Fishman’s Dead Sea paintings were included in the Yale Institute of Sacred Music exhibition Biophilia: In Excelsis (2024). Critic Eleanor Heartney wrote in the catalog that they “document the unsettling radiance of sinkholes, balancing beauty with ecological warning." Across her work, she draws on myth and ritual to reflect on humanity’s relationship with a planet in flux. Her installation In the End, a Devastating Beauty, (Stand4 Gallery, 2024) with Leslie Sobel, was described as "a meditation on the Anthropocene, where data becomes emotion." They developed the project during a joint artist residency at Planet Labs, a global satellite imaging company that created its residency program to explore what would happen when artists were given access to its scientists and satellite resources. Fishman noted that the Dead Sea changes visible in their imagery were so dramatic that even the geologist she was working with was astonished. The Tale of Lost Waters (Five Points Arts, 2025) continues this investigation, depicting bodies of water that have receded or vanished, documenting a global geological disaster. It was described as a meditation on what is disappearing and an appeal to attend to what is being lost and remembered, a “ritual for mourning."

== Activism ==
Fishman’s activism includes collaborative, community-based projects. Earlier civic involvement included projects at Hartford’s Charter Oak Cultural Center, noted in a feature on the synagogue’s revitalization as a community arts space. In 2016 Fishman and Kalman created Open House: Hartford at the Charter Oak Cultural Center, a participatory installation addressing homelessness. This evolved from an earlier version shown at Stamford Government Center and reflected themes of safety, belonging, and shelter. In April 2016 Fishman installed The Wave outside the Connecticut State Capitol during protests over a proposed deal to sell discounted water from the Metropolitan District Commission to Niagara Bottling Company, describing its message as all people are interconnected by our need for water.

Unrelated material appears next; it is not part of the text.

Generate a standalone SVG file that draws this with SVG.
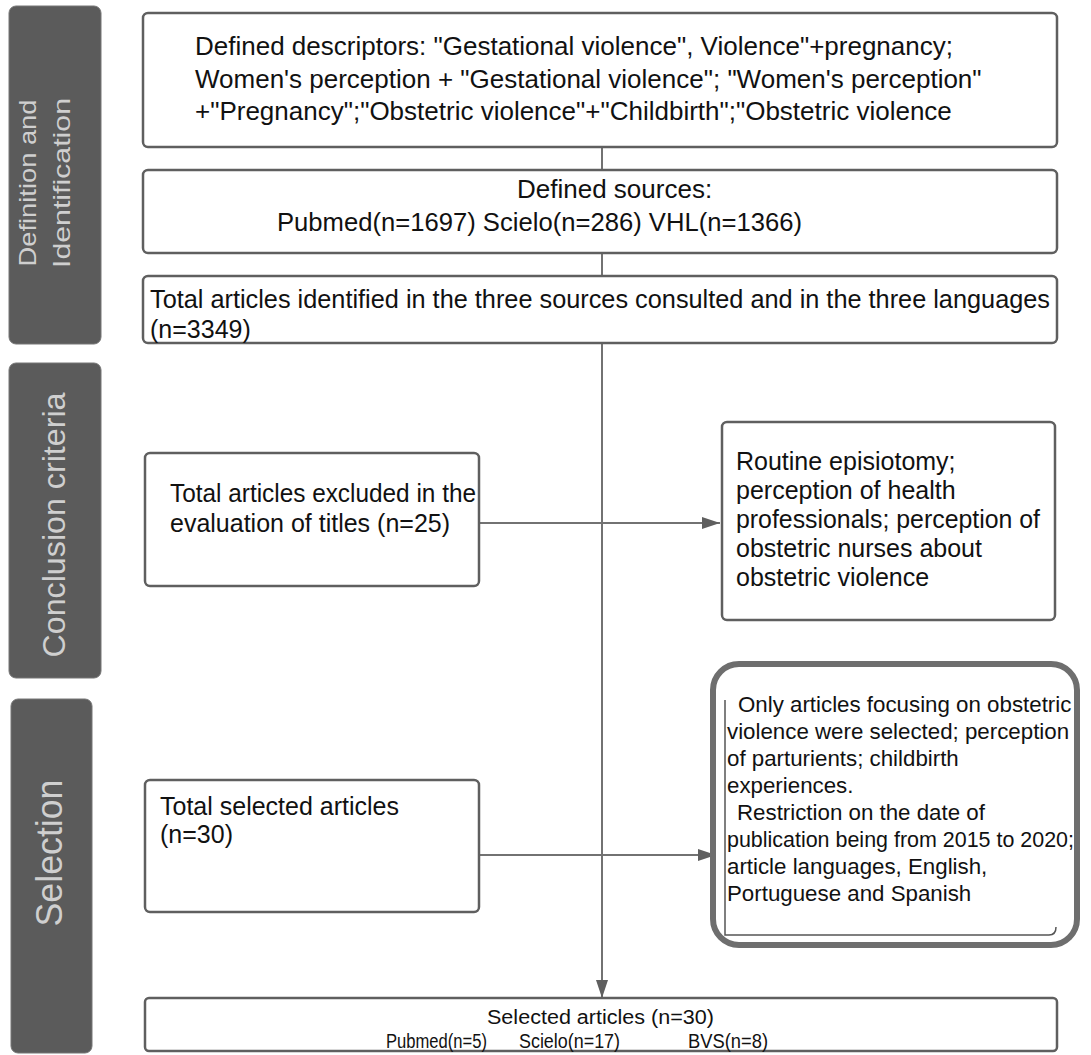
<svg xmlns="http://www.w3.org/2000/svg" width="1091" height="1055" viewBox="0 0 1091 1055">
<style>
.bar{fill:#5b5b5b;stroke:#777;stroke-width:1}
.bt{font-family:"Liberation Sans",Arial,sans-serif;fill:#cfcfcf;text-anchor:middle}
.box{fill:#fff;stroke:#5f5f5f;stroke-width:2.5}
.t{font-family:"Liberation Sans",Arial,sans-serif;font-size:25px;fill:#111}
.tb{font-family:"Liberation Sans",Arial,sans-serif;font-size:26px;fill:#111}
.ts{font-family:"Liberation Sans",Arial,sans-serif;font-size:22.3px;fill:#111}
.tc{font-family:"Liberation Sans",Arial,sans-serif;font-size:20px;fill:#111}
.c{stroke:#727272;stroke-width:2;fill:none}
</style>
<defs>
<marker id="ahl" markerWidth="18" markerHeight="12" refX="18" refY="6" orient="auto" markerUnits="userSpaceOnUse" viewBox="0 0 18 12">
<path d="M0,0 L18,6 L0,12 z" fill="#5f5f5f"/>
</marker>
</defs>

<g id="bar-definition">
<rect class="bar" x="9" y="6" width="92" height="338" rx="7"/>
<text class="bt" font-size="24" transform="translate(36,183) rotate(-90)" textLength="167" lengthAdjust="spacingAndGlyphs">Definition and</text>
<text class="bt" font-size="24" transform="translate(70,183) rotate(-90)" textLength="170" lengthAdjust="spacingAndGlyphs">Identification</text>
</g>
<g id="bar-conclusion">
<rect class="bar" x="9" y="363" width="92" height="315" rx="7"/>
<text class="bt" font-size="32" transform="translate(65,525) rotate(-90)" textLength="265" lengthAdjust="spacingAndGlyphs">Conclusion criteria</text>
</g>
<g id="bar-selection">
<rect class="bar" x="11" y="699" width="81" height="354" rx="7"/>
<text class="bt" font-size="36" transform="translate(62,853) rotate(-90)" textLength="147" lengthAdjust="spacingAndGlyphs">Selection</text>
</g>

<g id="connectors">
<line class="c" x1="602" y1="147" x2="602" y2="170"/>
<line class="c" x1="602" y1="253" x2="602" y2="276"/>
<line class="c" x1="602" y1="343" x2="602" y2="998" marker-end="url(#ahl)"/>
<line class="c" x1="479" y1="523" x2="720" y2="523" marker-end="url(#ahl)"/>
<line class="c" x1="479" y1="855" x2="716" y2="855" marker-end="url(#ahl)"/>
</g>

<g id="box-descriptors">
<rect class="box" x="143" y="13" width="914" height="134" rx="5"/>
<text class="tb" x="195" y="55" textLength="758" lengthAdjust="spacingAndGlyphs">Defined descriptors: "Gestational violence", Violence"+pregnancy;</text>
<text class="tb" x="195" y="88">Women's perception + "Gestational violence"; "Women's perception"</text>
<text class="tb" x="195" y="120">+"Pregnancy";"Obstetric violence"+"Childbirth";"Obstetric violence</text>
</g>

<g id="box-sources">
<rect class="box" x="143" y="170" width="914" height="83" rx="5"/>
<text class="tb" x="517" y="198">Defined sources:</text>
<text class="tb" x="277" y="231" textLength="525" lengthAdjust="spacingAndGlyphs">Pubmed(n=1697) Scielo(n=286) VHL(n=1366)</text>
</g>

<g id="box-total">
<rect class="box" x="143" y="276" width="914" height="67" rx="5"/>
<text class="t" x="150" y="308" textLength="900" lengthAdjust="spacingAndGlyphs">Total articles identified in the three sources consulted and in the three languages</text>
<text class="t" x="150" y="338">(n=3349)</text>
</g>

<g id="box-excluded">
<rect class="box" x="145" y="453" width="334" height="133" rx="5"/>
<text class="t" x="170" y="502" textLength="306" lengthAdjust="spacingAndGlyphs">Total articles excluded in the</text>
<text class="t" x="170" y="532">evaluation of titles (n=25)</text>
</g>

<g id="box-exclusion-reasons">
<rect class="box" x="722" y="422" width="333" height="198" rx="5"/>
<text class="t" x="736" y="470">Routine episiotomy;</text>
<text class="t" x="736" y="499">perception of health</text>
<text class="t" x="736" y="528" textLength="304" lengthAdjust="spacingAndGlyphs">professionals; perception of</text>
<text class="t" x="736" y="557">obstetric nurses about</text>
<text class="t" x="736" y="586">obstetric violence</text>
</g>

<g id="box-selected">
<rect class="box" x="145" y="780" width="334" height="132" rx="5"/>
<text class="t" x="160" y="815">Total selected articles</text>
<text class="t" x="160" y="843">(n=30)</text>
</g>

<g id="box-criteria">
<rect x="713" y="664" width="364" height="281" rx="26" fill="#fff" stroke="#6e6e6e" stroke-width="6"/>
<path d="M725,700 L725,935 L1049,935 Q1056,935 1056,927" fill="none" stroke="#555" stroke-width="1.5"/>
<text class="ts" x="738" y="712">Only articles focusing on obstetric</text>
<text class="ts" x="727" y="739">violence were selected; perception</text>
<text class="ts" x="727" y="766">of parturients; childbirth</text>
<text class="ts" x="727" y="793">experiences.</text>
<text class="ts" x="737" y="820">Restriction on the date of</text>
<text class="ts" x="727" y="847" textLength="347" lengthAdjust="spacingAndGlyphs">publication being from 2015 to 2020;</text>
<text class="ts" x="727" y="874">article languages, English,</text>
<text class="ts" x="727" y="901">Portuguese and Spanish</text>
</g>

<g id="box-final">
<rect class="box" x="145" y="998" width="912" height="53" rx="4"/>
<text class="tc" x="487" y="1024" textLength="227" lengthAdjust="spacingAndGlyphs">Selected articles (n=30)</text>
<text class="tc" x="386" y="1048" textLength="101" lengthAdjust="spacingAndGlyphs">Pubmed(n=5)</text>
<text class="tc" x="519" y="1048" textLength="101" lengthAdjust="spacingAndGlyphs">Scielo(n=17)</text>
<text class="tc" x="688" y="1048" textLength="80" lengthAdjust="spacingAndGlyphs">BVS(n=8)</text>
</g>
</svg>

Fishman is a founding member of the international artist cooperative Think About Water. In 2024 she participated in Exquisite River at the Ely Center of Contemporary Art on their collaborative exhibition on rivers.

In 2025 the Adaptation and Sustainability Committee of the United Nations Framework Convention on Climate Change produced a video presentation that examined Fishman’s visual documentation of shrinking lakes and permafrost sinkholes within a broader discussion of artists addressing the climate crisis. In the video, she observed that “Art has the unique ability to confront overwhelming subjects like climate change and stimulate difficult conversations.”

== Writing ==
From 2017 to 2022 Fishman wrote the monthly column Imagining Water for Artists & Climate Change, examining the work of artists worldwide whose practices center on water and climate change. Image Journal published her 2024 essay “Imagining Water: Myth, Ritual, and a Changing Planet,” about artists who expressed their anxiety about the future of the planet by creating work that is a form of prayer. In interviews she has said that “my belief in the power of art to effect change is stronger than it was when we first talked,” linking her studio practice to direct advocacy.

== Collections ==
- William Benton Museum of Art, University of Connecticut — The Wave (2018, with Elena Kalman). Polycarbonate and recyclable plastic on nylon string. A commissioned installation. Waiting Room III (1992). Mixed media on paper, 40 1/4 x 26 1/2 in. (102.2 x 67.3 cm). The Esther and James Barnett Collection of American Paintings.

- Climate Art Collection — The Dead Sea: Then and Now (2023). Acrylic, oil pigment, satellite images, cyanotype, and mixed media on panel, 18 x 18 in.